I came up with these planning secrets, largely unknown to the typical consumer, off the top of my head, and trust me, there are MANY more that I must be aware of as I slowly and carefully go about editing a kitchen plan for the last time before putting the order "to bed" as I call it, at which time there is no more time for changes. The factory begins to produce the order, and the result of these planning exercises will be known....upon installation. It can be the stuff nightmares are made of, if only thought of, say, during cabinet production, or as a surprise, during installation!
Here are just SOME of the details I'd like to share with you:
1. Size (width) of window and door casings - If cabinetry must fit between, say, a wall and a window, the size of the window casing is critical. Likewise, cabinetry fitting BETWEEN window or door casings. Casings being changed?

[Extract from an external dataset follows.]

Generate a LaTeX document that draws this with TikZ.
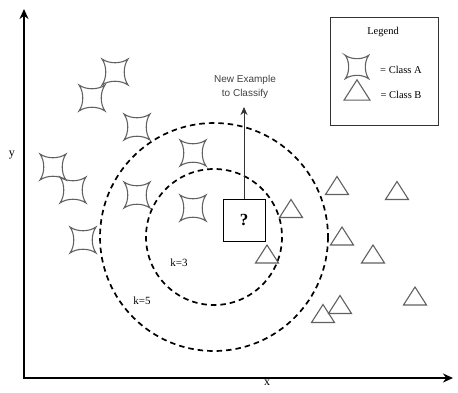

To what size, and how will that affect cabinetry?
2. Casings and moldings colliding - Will your cabinet crown molding and window or door casings collide? That's just not right! Check floor, cabinet, and ceiling junctures.

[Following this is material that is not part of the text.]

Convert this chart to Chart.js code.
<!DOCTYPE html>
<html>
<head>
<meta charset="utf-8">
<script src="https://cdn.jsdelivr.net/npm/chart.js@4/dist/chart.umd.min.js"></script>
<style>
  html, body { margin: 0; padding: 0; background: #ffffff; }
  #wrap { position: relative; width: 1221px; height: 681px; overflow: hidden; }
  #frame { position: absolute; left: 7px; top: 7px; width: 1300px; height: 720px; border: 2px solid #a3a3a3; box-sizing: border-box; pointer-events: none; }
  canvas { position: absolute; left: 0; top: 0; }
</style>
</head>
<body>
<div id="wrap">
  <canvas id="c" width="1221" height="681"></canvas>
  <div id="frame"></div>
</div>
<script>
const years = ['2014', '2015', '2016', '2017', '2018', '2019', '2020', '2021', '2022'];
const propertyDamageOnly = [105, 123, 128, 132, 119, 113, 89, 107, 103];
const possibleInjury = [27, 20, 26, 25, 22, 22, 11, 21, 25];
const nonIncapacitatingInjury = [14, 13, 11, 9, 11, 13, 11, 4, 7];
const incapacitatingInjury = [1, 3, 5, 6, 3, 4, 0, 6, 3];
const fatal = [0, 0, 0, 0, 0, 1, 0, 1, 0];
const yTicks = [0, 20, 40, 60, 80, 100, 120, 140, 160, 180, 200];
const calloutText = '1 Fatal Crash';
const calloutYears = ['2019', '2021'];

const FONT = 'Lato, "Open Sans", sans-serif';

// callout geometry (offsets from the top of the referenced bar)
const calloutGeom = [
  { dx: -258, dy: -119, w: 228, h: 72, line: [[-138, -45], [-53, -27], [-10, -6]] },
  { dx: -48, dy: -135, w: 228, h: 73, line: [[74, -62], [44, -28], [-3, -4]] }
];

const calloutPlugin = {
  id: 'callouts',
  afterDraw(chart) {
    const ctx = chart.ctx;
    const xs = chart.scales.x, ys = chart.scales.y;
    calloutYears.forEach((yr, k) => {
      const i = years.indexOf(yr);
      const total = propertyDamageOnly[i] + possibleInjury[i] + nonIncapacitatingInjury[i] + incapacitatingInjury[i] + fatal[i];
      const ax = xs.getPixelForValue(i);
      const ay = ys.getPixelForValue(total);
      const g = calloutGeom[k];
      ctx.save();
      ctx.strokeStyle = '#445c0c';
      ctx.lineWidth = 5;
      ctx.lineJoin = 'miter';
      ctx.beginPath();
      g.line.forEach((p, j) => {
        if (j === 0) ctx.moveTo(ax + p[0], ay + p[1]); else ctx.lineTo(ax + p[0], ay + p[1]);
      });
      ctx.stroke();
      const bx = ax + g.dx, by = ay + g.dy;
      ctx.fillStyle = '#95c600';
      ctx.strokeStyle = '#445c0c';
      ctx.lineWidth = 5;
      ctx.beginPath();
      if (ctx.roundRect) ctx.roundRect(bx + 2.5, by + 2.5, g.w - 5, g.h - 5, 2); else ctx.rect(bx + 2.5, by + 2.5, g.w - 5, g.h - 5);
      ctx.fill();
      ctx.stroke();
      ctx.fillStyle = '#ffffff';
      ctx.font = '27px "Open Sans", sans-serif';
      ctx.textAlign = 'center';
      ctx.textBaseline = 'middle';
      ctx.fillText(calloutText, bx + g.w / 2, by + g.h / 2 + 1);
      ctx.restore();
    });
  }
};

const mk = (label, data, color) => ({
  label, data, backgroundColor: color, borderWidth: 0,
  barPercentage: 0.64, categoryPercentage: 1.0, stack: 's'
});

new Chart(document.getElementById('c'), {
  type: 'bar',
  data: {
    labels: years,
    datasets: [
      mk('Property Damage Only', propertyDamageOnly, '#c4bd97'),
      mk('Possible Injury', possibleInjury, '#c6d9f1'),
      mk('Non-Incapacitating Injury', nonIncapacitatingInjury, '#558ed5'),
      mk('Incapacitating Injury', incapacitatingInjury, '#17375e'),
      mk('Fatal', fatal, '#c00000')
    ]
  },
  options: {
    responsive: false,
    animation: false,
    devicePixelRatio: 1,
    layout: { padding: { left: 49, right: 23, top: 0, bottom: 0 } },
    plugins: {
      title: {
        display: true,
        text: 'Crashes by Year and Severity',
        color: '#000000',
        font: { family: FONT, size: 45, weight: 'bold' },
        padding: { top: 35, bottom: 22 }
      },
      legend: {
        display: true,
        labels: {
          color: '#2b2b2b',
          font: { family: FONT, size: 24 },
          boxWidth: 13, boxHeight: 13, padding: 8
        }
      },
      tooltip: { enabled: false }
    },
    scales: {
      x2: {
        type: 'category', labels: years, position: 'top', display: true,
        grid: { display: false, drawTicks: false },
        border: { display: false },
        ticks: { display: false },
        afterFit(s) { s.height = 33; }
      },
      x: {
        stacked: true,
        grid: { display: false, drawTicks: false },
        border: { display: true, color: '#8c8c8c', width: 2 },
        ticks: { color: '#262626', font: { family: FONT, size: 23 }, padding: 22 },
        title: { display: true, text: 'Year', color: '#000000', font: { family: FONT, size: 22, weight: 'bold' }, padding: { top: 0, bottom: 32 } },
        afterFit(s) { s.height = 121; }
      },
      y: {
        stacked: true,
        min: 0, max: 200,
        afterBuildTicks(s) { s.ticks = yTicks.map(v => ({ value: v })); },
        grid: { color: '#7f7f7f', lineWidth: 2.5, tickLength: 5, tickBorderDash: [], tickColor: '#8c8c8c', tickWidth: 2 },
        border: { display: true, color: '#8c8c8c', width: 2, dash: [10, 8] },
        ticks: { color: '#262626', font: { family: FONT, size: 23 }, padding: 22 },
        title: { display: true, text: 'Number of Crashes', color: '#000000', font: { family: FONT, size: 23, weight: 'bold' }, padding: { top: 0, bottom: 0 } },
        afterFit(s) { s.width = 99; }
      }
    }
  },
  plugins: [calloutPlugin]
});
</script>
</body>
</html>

3. Is there adequate room on the wall planned for receptacles, primarily when one walks into a room? If tall cabinets align a doorway, would there be room/depth planned in for receptacles, even if they have to be cut into the cabinet side?
4. Backsplash height - What height is perfect for you? This is adjustable, unless it is driven by the height of a tall cabinet, but should be planned in advance. Are you short in height? Or, do you have tall countertop appliances? Another critical area to look at.
5. Floor level - Is your floor wavy, as most are? Are you designing in decorative feet, valances, toekick details, or columns, which reach the floor? If so, and the above mentioned items are too short, you will experience gaps, as the cabinets are first installed at the HIGH POINT of the floor...as the floor dips, that's where you see the gaps. The cabinets in the low points are propped up with shims so that the tops of all cabinets are level to receive a level countertop.
6. Microwave - Don't assume it can easily be built in snugly, for a great, tight, look. Many microwaves have trim kits which MUST be used or the warranties will not be in effect. I've not come across any microwaves that can be built in tightly, ever.
7. Large sinks - You love the large sinks, but beware of how deep they are front to back, and if undermounted, add the rim size to determine if your faucet will fit underneath the countertop. More and more recently, I am making sink bases deeper to accommodate these large sinks. This also effects adjacent cabinetry!
8. Cooktop and oven brands, one above the other - In this configuration, make sure you use the same brand of appliance. Typically, if two different brands are used, each warranty may not be in effect. A bad scene...
9. Downdrafts - Downdrafts are tricky. If you do not use the same brand downdraft as the cooktop (this IS typically allowable) the configuration underneath the countertop may not fit with the height or depth dimension of the cooktop under the countertop, making the combination uninstallable..something to check.
10. Where do your cabinets end on a wall? Me...I HATE little slivers of wall, say, 1-2". I think it's tacky. i like to leave at LEAST 3 1/2", more typically, 4" at least between a cabinet side and, say, door casing.